[BEGIN Raw data]

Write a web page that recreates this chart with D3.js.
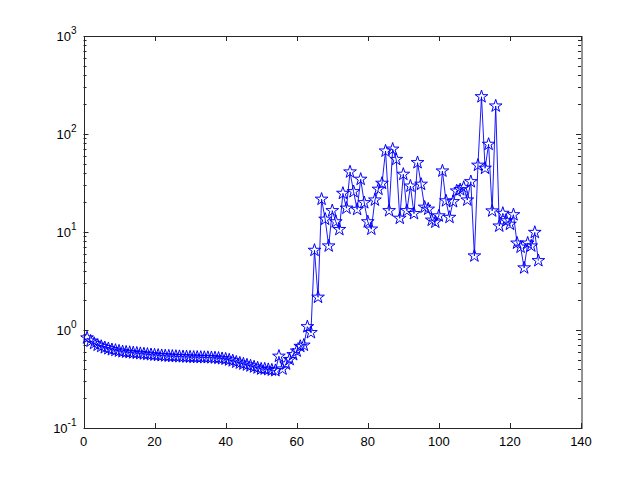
<!DOCTYPE html>
<html>
<head>
<meta charset="utf-8">
<script src="https://cdn.jsdelivr.net/npm/d3@7/dist/d3.min.js"></script>
<style>
  body { margin: 0; background: #fff; }
  svg { display: block; font-family: "Liberation Sans", Arial, sans-serif; }
</style>
</head>
<body>
<svg id="chart" width="642" height="481"></svg>
<script>
// series, one value per sample index 1..128
const xs = d3.range(1, 129);
const ys = [
  0.83, 0.77, 0.73, 0.70, 0.68, 0.66, 0.645, 0.63, 0.62, 0.61,
  0.60, 0.595, 0.59, 0.585, 0.58, 0.575, 0.57, 0.565, 0.56, 0.556,
  0.552, 0.548, 0.545, 0.542, 0.54, 0.538, 0.536, 0.534, 0.532, 0.53,
  0.528, 0.527, 0.526, 0.525, 0.524, 0.522, 0.52, 0.515, 0.51, 0.505,
  0.495, 0.485, 0.47, 0.46, 0.45, 0.44, 0.43, 0.42, 0.41, 0.40,
  0.40, 0.395, 0.39, 0.385, 0.54, 0.40, 0.45, 0.50, 0.56, 0.61,
  0.68, 0.70, 1.08, 0.94, 6.5, 2.16, 21.6, 13.5, 7.2, 16.5,
  12.7, 10.6, 24.8, 17.5, 41, 25.8, 17, 34.5, 19.9, 12.7,
  10.7, 21.2, 27.3, 31.4, 67, 16.5, 70, 55, 13.8, 38.8,
  16.5, 29.4, 15.4, 51, 30.7, 17.9, 17.1, 13.2, 12.6, 14.6,
  41.9, 20.8, 14.1, 20.4, 26.2, 27, 28.5, 21.2, 32.6, 5.7,
  48, 240, 44.7, 78.5, 16.4, 193, 11.5, 15.5, 13, 12,
  15, 7.7, 7.0, 4.3, 7.7, 7.2, 9.9, 5.1
];
const xTicks = [0, 20, 40, 60, 80, 100, 120, 140];
const yTicks = [0.1, 1, 10, 100, 1000];
const yExponents = [-1, 0, 1, 2, 3];

// plot box (MATLAB default axes position)
const box = { left: 83.5, right: 581, top: 36, bottom: 428 };

const svg = d3.select('#chart');
const x = d3.scaleLinear().domain([0, 140]).range([box.left, box.right]);
const y = d3.scaleLog().domain([0.1, 1000]).range([box.bottom, box.top]);

const axisColor = '#262626';
const tickLen = 5;

// minor ticks for log axis
const minor = [];
for (let e = -1; e < 3; e++) {
  for (let m = 2; m <= 9; m++) minor.push(m * Math.pow(10, e));
}

const axes = svg.append('g');

axes.append('rect')
    .attr('x', Math.round(box.left) + 0.5).attr('y', box.top + 0.5)
    .attr('width', box.right - box.left).attr('height', box.bottom - box.top)
    .attr('fill', 'none').attr('stroke', axisColor).attr('stroke-width', 1);

// x ticks, bottom and top, pointing inward
xTicks.forEach(t => {
  const px = Math.round(x(t)) + 0.5;
  axes.append('line').attr('x1', px).attr('x2', px)
      .attr('y1', box.bottom).attr('y2', box.bottom - tickLen).attr('stroke', axisColor);
  axes.append('line').attr('x1', px).attr('x2', px)
      .attr('y1', box.top).attr('y2', box.top + tickLen).attr('stroke', axisColor);
  axes.append('text')
      .attr('x', x(t)).attr('y', box.bottom + 18)
      .attr('text-anchor', 'middle').attr('font-size', 13).attr('fill', '#000')
      .text(t);
});

// y ticks (major and minor), left and right
yTicks.concat(minor).forEach(t => {
  const py = Math.round(y(t)) + 0.5;
  const len = yTicks.includes(t) ? tickLen : tickLen * 0.6;
  axes.append('line').attr('x1', box.left).attr('x2', box.left + len)
      .attr('y1', py).attr('y2', py).attr('stroke', axisColor);
  axes.append('line').attr('x1', box.right).attr('x2', box.right - len)
      .attr('y1', py).attr('y2', py).attr('stroke', axisColor);
});

// y labels as 10^n
yTicks.forEach((t, i) => {
  const txt = axes.append('text')
      .attr('x', box.left - 7).attr('y', y(t) + 5)
      .attr('text-anchor', 'end').attr('font-size', 13).attr('fill', '#000');
  txt.append('tspan').text('10');
  txt.append('tspan').attr('dy', -7).attr('font-size', 10).text(yExponents[i]);
});

// line + star markers
const pts = xs.map((d, i) => [d, ys[i]]);
svg.append('path')
    .datum(pts)
    .attr('fill', 'none')
    .attr('stroke', '#0000ff')
    .attr('stroke-width', 0.9)
    .attr('d', d3.line().x(d => x(d[0])).y(d => y(d[1])));

const star = d3.symbol().type(d3.symbolStar).size(50);
svg.append('g').selectAll('path')
    .data(pts)
    .join('path')
    .attr('transform', d => `translate(${x(d[0])},${y(d[1])})`)
    .attr('d', star)
    .attr('fill', 'none')
    .attr('stroke', '#0000ff')
    .attr('stroke-width', 1);
</script>
</body>
</html>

[END Raw data]

### [Short exercise]
Copy the whole of the material above exactly, but not its images.

### [Solved problem]
Write a web page that recreates this chart with D3.js.
<!DOCTYPE html>
<html>
<head>
<meta charset="utf-8">
<script src="https://cdn.jsdelivr.net/npm/d3@7/dist/d3.min.js"></script>
<style>
  body { margin: 0; background: #fff; }
  svg { display: block; font-family: "Liberation Sans", Arial, sans-serif; }
</style>
</head>
<body>
<svg id="chart" width="642" height="481"></svg>
<script>
// series, one value per sample index 1..128
const xs = d3.range(1, 129);
const ys = [
  0.83, 0.77, 0.73, 0.70, 0.68, 0.66, 0.645, 0.63, 0.62, 0.61,
  0.60, 0.595, 0.59, 0.585, 0.58, 0.575, 0.57, 0.565, 0.56, 0.556,
  0.552, 0.548, 0.545, 0.542, 0.54, 0.538, 0.536, 0.534, 0.532, 0.53,
  0.528, 0.527, 0.526, 0.525, 0.524, 0.522, 0.52, 0.515, 0.51, 0.505,
  0.495, 0.485, 0.47, 0.46, 0.45, 0.44, 0.43, 0.42, 0.41, 0.40,
  0.40, 0.395, 0.39, 0.385, 0.54, 0.40, 0.45, 0.50, 0.56, 0.61,
  0.68, 0.70, 1.08, 0.94, 6.5, 2.16, 21.6, 13.5, 7.2, 16.5,
  12.7, 10.6, 24.8, 17.5, 41, 25.8, 17, 34.5, 19.9, 12.7,
  10.7, 21.2, 27.3, 31.4, 67, 16.5, 70, 55, 13.8, 38.8,
  16.5, 29.4, 15.4, 51, 30.7, 17.9, 17.1, 13.2, 12.6, 14.6,
  41.9, 20.8, 14.1, 20.4, 26.2, 27, 28.5, 21.2, 32.6, 5.7,
  48, 240, 44.7, 78.5, 16.4, 193, 11.5, 15.5, 13, 12,
  15, 7.7, 7.0, 4.3, 7.7, 7.2, 9.9, 5.1
];
const xTicks = [0, 20, 40, 60, 80, 100, 120, 140];
const yTicks = [0.1, 1, 10, 100, 1000];
const yExponents = [-1, 0, 1, 2, 3];

// plot box (MATLAB default axes position)
const box = { left: 83.5, right: 581, top: 36, bottom: 428 };

const svg = d3.select('#chart');
const x = d3.scaleLinear().domain([0, 140]).range([box.left, box.right]);
const y = d3.scaleLog().domain([0.1, 1000]).range([box.bottom, box.top]);

const axisColor = '#262626';
const tickLen = 5;

// minor ticks for log axis
const minor = [];
for (let e = -1; e < 3; e++) {
  for (let m = 2; m <= 9; m++) minor.push(m * Math.pow(10, e));
}

const axes = svg.append('g');

axes.append('rect')
    .attr('x', Math.round(box.left) + 0.5).attr('y', box.top + 0.5)
    .attr('width', box.right - box.left).attr('height', box.bottom - box.top)
    .attr('fill', 'none').attr('stroke', axisColor).attr('stroke-width', 1);

// x ticks, bottom and top, pointing inward
xTicks.forEach(t => {
  const px = Math.round(x(t)) + 0.5;
  axes.append('line').attr('x1', px).attr('x2', px)
      .attr('y1', box.bottom).attr('y2', box.bottom - tickLen).attr('stroke', axisColor);
  axes.append('line').attr('x1', px).attr('x2', px)
      .attr('y1', box.top).attr('y2', box.top + tickLen).attr('stroke', axisColor);
  axes.append('text')
      .attr('x', x(t)).attr('y', box.bottom + 18)
      .attr('text-anchor', 'middle').attr('font-size', 13).attr('fill', '#000')
      .text(t);
});

// y ticks (major and minor), left and right
yTicks.concat(minor).forEach(t => {
  const py = Math.round(y(t)) + 0.5;
  const len = yTicks.includes(t) ? tickLen : tickLen * 0.6;
  axes.append('line').attr('x1', box.left).attr('x2', box.left + len)
      .attr('y1', py).attr('y2', py).attr('stroke', axisColor);
  axes.append('line').attr('x1', box.right).attr('x2', box.right - len)
      .attr('y1', py).attr('y2', py).attr('stroke', axisColor);
});

// y labels as 10^n
yTicks.forEach((t, i) => {
  const txt = axes.append('text')
      .attr('x', box.left - 7).attr('y', y(t) + 5)
      .attr('text-anchor', 'end').attr('font-size', 13).attr('fill', '#000');
  txt.append('tspan').text('10');
  txt.append('tspan').attr('dy', -7).attr('font-size', 10).text(yExponents[i]);
});

// line + star markers
const pts = xs.map((d, i) => [d, ys[i]]);
svg.append('path')
    .datum(pts)
    .attr('fill', 'none')
    .attr('stroke', '#0000ff')
    .attr('stroke-width', 0.9)
    .attr('d', d3.line().x(d => x(d[0])).y(d => y(d[1])));

const star = d3.symbol().type(d3.symbolStar).size(50);
svg.append('g').selectAll('path')
    .data(pts)
    .join('path')
    .attr('transform', d => `translate(${x(d[0])},${y(d[1])})`)
    .attr('d', star)
    .attr('fill', 'none')
    .attr('stroke', '#0000ff')
    .attr('stroke-width', 1);
</script>
</body>
</html>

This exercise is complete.